Join us for rich discussion and new insight at the Justice & Racial Reconciliation Book Club. Come to one or as many as you like.
Wednesday, July 25, 7pm, S-223: Just Mercy by Bryan Stevenson
A powerful true story about the potential for mercy to redeem us, and a clarion call to fix our broken system of justice—from one of the most brilliant and influential lawyers of our time. Bryan Stevenson, executive director of the Equal Justice Initiative in Montgomery, Alabama, has won national acclaim for his work challenging bias against the poor and people of color.
Wednesday, August 8, 7pm, S-223: Love Undocumented by Sara Quezada
Christian author Sarah Quezada takes readers deep into the world of the U.S. immigration system. Follow her as she walks alongside her new friend, meets with lawyers, stands at the U.S. Mexico border, and visits immigrants in detention centers. With wisdom from Scripture, research, and these experiences, Quezada shows us a Savior who never knew a stranger. Respond to an invitation to turn away from fear and enter a bigger story.
Wednesday, August 22, 7pm, S-223: One Blood by John M. Perkins
Author Dr. John M. Perkins is a leading civil rights activist and has dedicated his life to the cause of racial equality. In this, his crowning work, Dr. Perkins speaks honestly to the church about reconciliation, discipleship, and justice… and what it really takes to live out biblical reconciliation. One Blood is his final manifesto on race, faith and reconciliation. In it, Perkins makes a strong case that there is no institution on earth more equipped or capable of bringing transformation to the cause of reconciliation than the church.

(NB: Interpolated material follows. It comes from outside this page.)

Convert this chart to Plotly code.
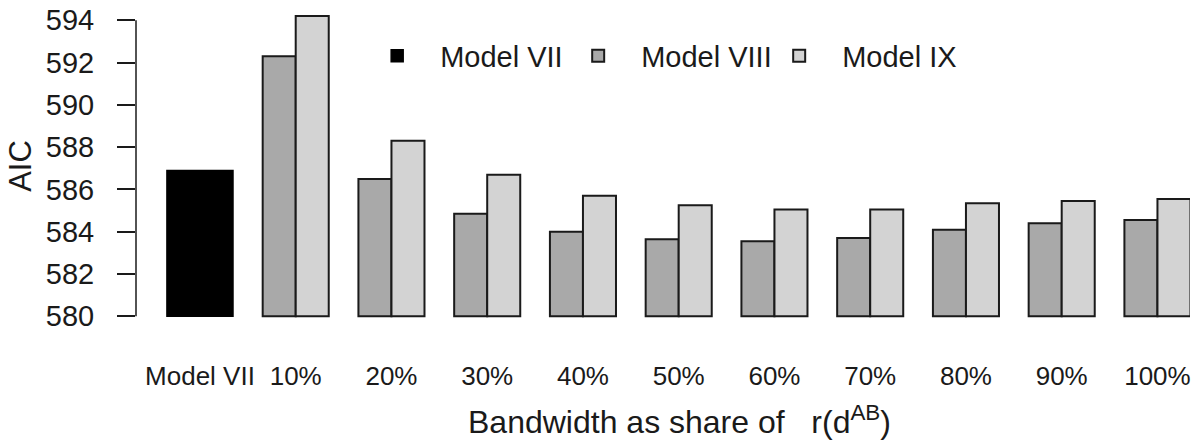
import plotly.graph_objects as go

categories = ["Model VII", "10%", "20%", "30%", "40%", "50%", "60%", "70%", "80%", "90%", "100%"]
model_vii = [586.9]
model_viii = [592.3, 586.5, 584.85, 584.0, 583.65, 583.55, 583.7, 584.1, 584.4, 584.55]
model_ix = [594.2, 588.3, 586.7, 585.7, 585.25, 585.05, 585.05, 585.35, 585.45, 585.55]
y_ticks = [580, 582, 584, 586, 588, 590, 592, 594]
base_value = 580
x_title = "Bandwidth as share of   r(d<sup>AB</sup>)"

FONT = "Liberation Sans, Arial, sans-serif"
INK = "#1a1a1a"

fig = go.Figure()
fig.add_trace(go.Bar(
    name="Model VII", x=categories[:1], y=[v - base_value for v in model_vii], base=base_value,
    width=0.69, offset=-0.345, marker=dict(color="#000000", line=dict(color="#000000", width=1.5)),
))
fig.add_trace(go.Bar(
    name="Model VIII", x=categories[1:], y=[v - base_value for v in model_viii], base=base_value,
    width=0.345, offset=-0.345, marker=dict(color="#a9a9a9", line=dict(color="#1a1a1a", width=2)),
))
fig.add_trace(go.Bar(
    name="Model IX", x=categories[1:], y=[v - base_value for v in model_ix], base=base_value,
    width=0.345, offset=0.0, marker=dict(color="#d3d3d3", line=dict(color="#1a1a1a", width=2)),
))

fig.update_layout(
    width=1193, height=445,
    margin=dict(l=136, r=3, t=14, b=127, autoexpand=False),
    paper_bgcolor="white", plot_bgcolor="white",
    barmode="overlay",
    font=dict(family=FONT, color=INK),
    showlegend=True,
    legend=dict(
        orientation="h", x=0.207, y=0.862, xanchor="left", yanchor="middle",
        font=dict(size=29, family=FONT, color=INK),
        itemwidth=76, entrywidthmode="pixels", entrywidth=110,
        bgcolor="rgba(0,0,0,0)", traceorder="normal",
    ),
    xaxis=dict(
        type="category", categoryorder="array", categoryarray=categories, automargin=False,
        range=[-0.668, 10.34], showline=False, showgrid=False, zeroline=False,
        ticks="", tickfont=dict(size=26, family=FONT, color=INK), ticklabelstandoff=40,
    ),
    yaxis=dict(
        range=[579.92, 594.3], tickvals=y_ticks, showline=False, showgrid=False, zeroline=False,
        automargin=False,
        ticks="outside", ticklen=18, tickwidth=1.5, tickcolor=INK,
        tickfont=dict(size=29, family=FONT, color=INK), ticklabelstandoff=17,
        title=dict(text="AIC", font=dict(size=31, family=FONT, color=INK), standoff=4),
    ),
    shapes=[dict(type="line", xref="paper", yref="y", x0=0, x1=0, y0=y_ticks[0], y1=y_ticks[-1],
                 line=dict(color=INK, width=1.5))],
    annotations=[dict(text=x_title, xref="paper", yref="paper", x=0.5157, y=-0.335,
                      xanchor="center", yanchor="middle", showarrow=False,
                      font=dict(size=32, family=FONT, color=INK))],
)

fig.write_html("out.html", config={"displayModeBar": False},
               post_script="document.body.style.margin='0';")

Friday, September 14, 7pm, S-223: Welcoming the Stranger by Matthew Soerens and Jenny Hwang
World Relief immigration experts Soerens and Yang offer a Christian response to immigration, putting a human face on the issue. With careful historical understanding and thoughtful policy analysis, they debunk myths and misconceptions and show the limitations of the current immigration system. Ultimately they point toward immigration reform that is compassionate, just, and sensible, as they offer concrete ways to welcome and minister to immigrant neighbors.